General Education: SHAR

CORE 315. AIS: Social Network Analysis. (4 Credits)

This advanced integrative seminar is designed to give students the basic tools to ascertain if particular missionaries, based on their primary documents, were engaged in a "holistic" Gospel or one that conflated non-spiritual enterprises. Basic Greek tools, historical methodologies, and social network analysis (NodeXL) will be utilized in this course.

Tags: SI

General Education: SHAR

CORE 316. AIS: Sport Psychology. (4 Credits)

A survey of the theory, research, and applications of psychology pertaining to sports. This course will prepare students to: 1) discuss and understand the psychological factors that influence involvement and performance in sports, 2) apply psychological research and theories to one's own sports involvement as a participant (e.g. teacher, coach, athlete, etc.). The course will examine psychological variables that can hinder or enhance athletic performance, which may include attention, arousal, motivation, relationships, mental imagery, gender and diversity issues, eating disorders, and substance abuse. PSYC 101 suggested.

Tags: SI

General Education: SHAR

CORE 317. AIS: Media Revolutions from Gutenberg to Google. (4 Credits)

From Gutenberg to Google, communication technologies have changed how people work, live, think, interact, and collaborate. They have bound humans together in unprecedented ways, opening up new individual possibilities but also unleashing disruptive collective energies. Together we will explore how "new media" - from the first printed books of the fifteenth century to the networked computing devices of the twenty-first century - have shaped the modern world. This is an interdisciplinary course. We will learn about theories and methods different disciplines use to study the media and will develop critical tools for understanding our own ongoing digital and information revolution.

Tags: HP, SI

General Education: SHAR

CORE 318. AIS: Faith, Reason, and Politics in Islam. (4 Credits)

This course examines the development of Islamic political philosophy from its origins under Muhammed in the seventh century through to its central role in modern day politics throughout the world.

Tags: GP, PI

General Education: SHAR

CORE 319. AIS: Tragedy and Philosophy. (4 Credits)
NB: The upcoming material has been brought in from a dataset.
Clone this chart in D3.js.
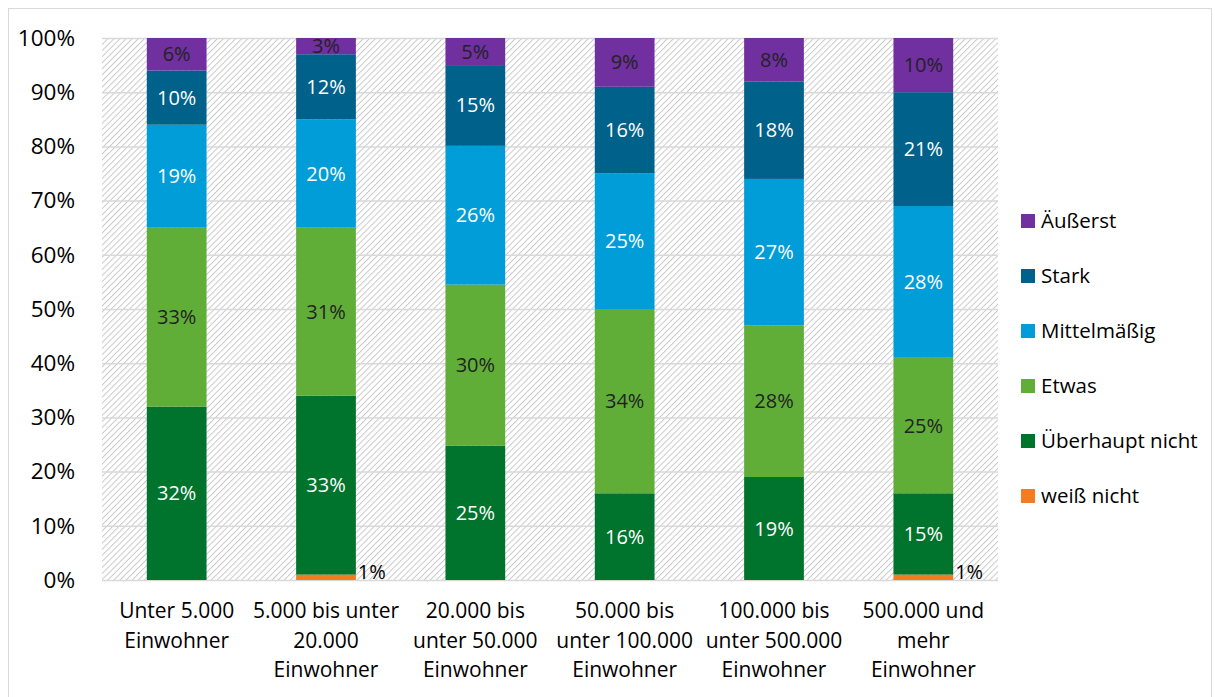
<!DOCTYPE html>
<html>
<head>
<meta charset="utf-8">
<script src="https://cdn.jsdelivr.net/npm/d3@7"></script>
<style>
  body { margin: 0; background: #fff; }
  text { font-family: "Open Sans", "Noto Sans", sans-serif; }
</style>
</head>
<body>
<div id="chart"></div>
<script>
// categories (x axis), line breaks as in the original
var categories = [
  'Unter 5.000\nEinwohner',
  '5.000 bis unter\n20.000\nEinwohner',
  '20.000 bis\nunter 50.000\nEinwohner',
  '50.000 bis\nunter 100.000\nEinwohner',
  '100.000 bis\nunter 500.000\nEinwohner',
  '500.000 und\nmehr\nEinwohner'
];

// series, bottom to top
var seriesNames = ['weiß nicht', 'Überhaupt nicht', 'Etwas', 'Mittelmäßig', 'Stark', 'Äußerst'];
var weissNicht   = [0, 1, 0, 0, 0, 1];
var ueberhaupt   = [32, 33, 24.8, 16, 19, 15];
var etwas        = [33, 31, 29.7, 34, 28, 25];
var mittelmaessig = [19, 20, 25.6, 25, 27, 28];
var stark        = [10, 12, 14.9, 16, 18, 21];
var aeusserst    = [6, 3, 5, 9, 8, 10];

var yTicks = [0, 10, 20, 30, 40, 50, 60, 70, 80, 90, 100];

var colors = ['#f47b20', '#00732d', '#60ae38', '#009dd9', '#00618a', '#7030a0'];
var labelColors = ['#000', '#fff', '#222', '#fff', '#fff', '#222'];

var W = 1215, H = 697;
var margin = {left: 102, right: 217, top: 38, bottom: 117};

var svg = d3.select('#chart').append('svg')
    .attr('width', W)
    .attr('height', H);

// outer frame
svg.append('rect')
    .attr('x', 8.5).attr('y', 8.5)
    .attr('width', W - 12).attr('height', H)
    .attr('fill', '#fff')
    .attr('stroke', '#d9d9d9');

var defs = svg.append('defs');
var pat = defs.append('pattern')
    .attr('id', 'hatch')
    .attr('patternUnits', 'userSpaceOnUse')
    .attr('width', 4.3).attr('height', 4.3)
    .attr('patternTransform', 'rotate(45)');
pat.append('rect').attr('width', 4.3).attr('height', 4.3).attr('fill', '#fff');
pat.append('line')
    .attr('x1', 0.5).attr('y1', 0).attr('x2', 0.5).attr('y2', 4.3)
    .attr('stroke', '#c4c4c4').attr('stroke-width', 0.9);

var x = d3.scaleBand()
    .domain(d3.range(categories.length))
    .range([margin.left, W - margin.right])
    .paddingInner(0.6)
    .paddingOuter(0.3);

var y = d3.scaleLinear()
    .domain([0, 100])
    .range([H - margin.bottom, margin.top]);

// plot area with hatch
svg.append('rect')
    .attr('x', margin.left).attr('y', margin.top)
    .attr('width', W - margin.right - margin.left)
    .attr('height', y(0) - y(100))
    .attr('fill', 'url(#hatch)');

// gridlines
svg.append('g')
  .selectAll('line')
  .data(yTicks)
  .enter().append('line')
    .attr('x1', margin.left).attr('x2', W - margin.right)
    .attr('y1', (d) => y(d) + 0.5).attr('y2', (d) => y(d) + 0.5)
    .attr('stroke', '#d9d9d9')
    .attr('stroke-width', 1.5);

// y axis labels
var yAxis = svg.append('g')
    .attr('transform', 'translate(' + (margin.left - 24) + ',0)')
    .call(d3.axisLeft(y).tickValues(yTicks).tickSize(0).tickFormat((d) => d + '%'));
yAxis.select('.domain').remove();
yAxis.selectAll('text')
    .attr('font-size', 22.5)
    .attr('fill', '#000')
    .attr('font-family', '"Open Sans", sans-serif');

var table = categories.map(function(c, i) {
  return {
    i: i,
    'weiß nicht': weissNicht[i],
    'Überhaupt nicht': ueberhaupt[i],
    'Etwas': etwas[i],
    'Mittelmäßig': mittelmaessig[i],
    'Stark': stark[i],
    'Äußerst': aeusserst[i]
  };
});

var stacked = d3.stack().keys(seriesNames)(table);

stacked.forEach(function(layer, li) {
  var g = svg.append('g');
  g.selectAll('rect')
    .data(layer.filter((d) => d[1] - d[0] > 0))
    .enter().append('rect')
      .attr('x', (d) => x(d.data.i))
      .attr('width', x.bandwidth())
      .attr('y', (d) => y(Math.min(d[1], 100)))
      .attr('height', (d) => y(d[0]) - y(Math.min(d[1], 100)))
      .attr('fill', colors[li]);

  g.selectAll('text')
    .data(layer.filter((d) => d[1] - d[0] > 0))
    .enter().append('text')
      .text((d) => Math.round(d[1] - d[0]) + '%')
      .attr('x', (d) => li === 0 ? x(d.data.i) + x.bandwidth() + 2 : x(d.data.i) + x.bandwidth() / 2)
      .attr('y', function(d) {
        if (li === 0) return y(d[1]) - 3;
        var top = Math.min(d[1], 100);
        return (y(d[0]) + y(top)) / 2;
      })
      .attr('dy', '0.35em')
      .attr('text-anchor', li === 0 ? 'start' : 'middle')
      .attr('font-size', 20)
      .attr('fill', labelColors[li]);
});

// x labels
var xl = svg.append('g');
categories.forEach(function(c, i) {
  var t = xl.append('text')
      .attr('x', x(i) + x.bandwidth() / 2)
      .attr('y', 618)
      .attr('text-anchor', 'middle')
      .attr('font-size', 21)
      .attr('fill', '#000');
  c.split('\n').forEach(function(line, k) {
    t.append('tspan')
      .attr('x', x(i) + x.bandwidth() / 2)
      .attr('dy', k === 0 ? 0 : 29.5)
      .text(line);
  });
});

// legend, top to bottom
var legendItems = seriesNames.map((n, i) => ({name: n, color: colors[i]})).reverse();
var legend = svg.append('g');
var lg = legend.selectAll('g')
  .data(legendItems)
  .enter().append('g')
    .attr('transform', (d, i) => 'translate(1021,' + (221 + i * 55) + ')');
lg.append('rect')
    .attr('x', 0).attr('y', -7)
    .attr('width', 14).attr('height', 14)
    .attr('fill', (d) => d.color);
lg.append('text')
    .attr('x', 20).attr('y', 0)
    .attr('dy', '0.35em')
    .attr('font-size', 20.5)
    .attr('fill', '#000')
    .text((d) => d.name);
</script>
</body>
</html>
This course is an exercise in using philosophy to study literature, and literature philosophy. We take several works of classical and modern tragedy that are pivotal in their respective literary and thought worlds, and place them in conversation with both one another and certain key philosophical treatments of the genre. Our goal is both to better understand the essence of tragedy, and the way in which its core themes illuminate our sense of what it means to live a good human life. Key figures in the course include: Sophocles, Plato, Aristotle, Seneca, Shakespeare, Schelling, Hegel, Kierkegaard, Nietzsche, Camus, Arthur Miller, Martha Nussbaum, and Bernard Williams.

Tags: LE, PI

General Education: SHAR

CORE 321. AIS: 'Holla If Ya Hear Me': Engaging Hip-Hop Culture. (4 Credits)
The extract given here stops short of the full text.